Jason Lee: I agree with Sean. In my opinion, one of the more memorable shots in this genre was when the White House got blown up in in Independence Day. The cinematic success of sequences like this isn't going to be negated by 9/11. It worked before, it worked this weekend and it will continue to work in the future...that is, until (as Les has pointed out) we all die.

George Rose: This is hardly the first monument-destroying movie since 9/11. Even the lame, but profitable, G.I. Joe took out the Eiffel Tower. What this success says is that people are interested in the predictions of what can occur in 2012 and want to know what's going to happen before its too late. Everyone has heard of these predictions, even if they don't believe in them. If they don't come true, great. If they do, I'm probably going to die in an earthquake or tidal wave before I even know what's happening. The movie showed all the global possibilities of what can occur, since most of us will probably miss the show due to sudden death. I think this falls closer to torture porn like Saw than monument porn. If anything, I was interested in the different ways to die and not necessarily on watching the White House get wiped out. It's not as if terrorists caused the Earth's crust to melt, either.
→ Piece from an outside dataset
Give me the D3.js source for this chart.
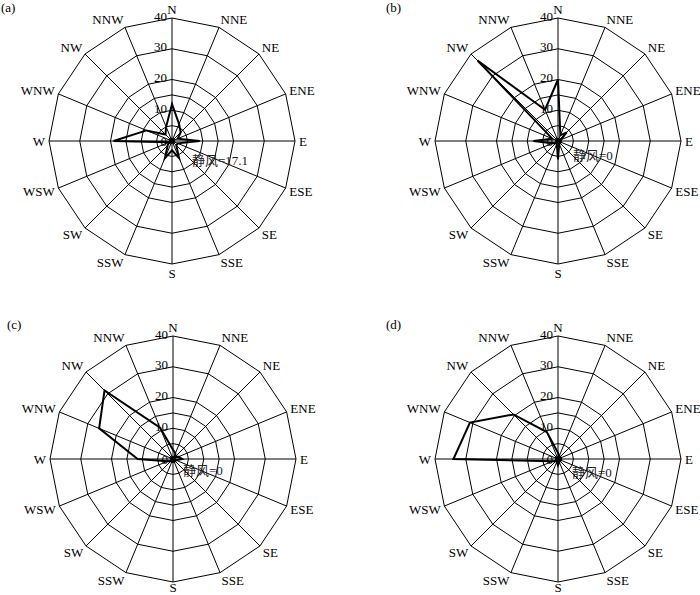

Max Braden: I wouldn't expect many people to draw a significant comparison between a natural disaster and a human assault. Hurricane Katrina and the Phuket tidal wave were more recent and probably more similar in feel, but the closest sense of doom and gloom is probably still the mood leftover from the financial crisis. We've got a lot of that in this season's movies. 2012: world apocalypse! The Road: post apocalypse! Avatar: Smurf apocalypse!

Tom Macy: I never felt that the destruction of symbolic edifices faded in public appeal. War of the Worlds and The Day After Tomorrow didn't seem to suffer. The whole disaster movie craze, beginning with Twister and eventually being KOed by Michael Bay and Ben Affleck, just ran its course in the 90s, giving way to sweeping fantasy epics and superhero movies. Ronald Emmerich just never got the memo.

Les Winan: We're all going to die!!! AAAHHHH!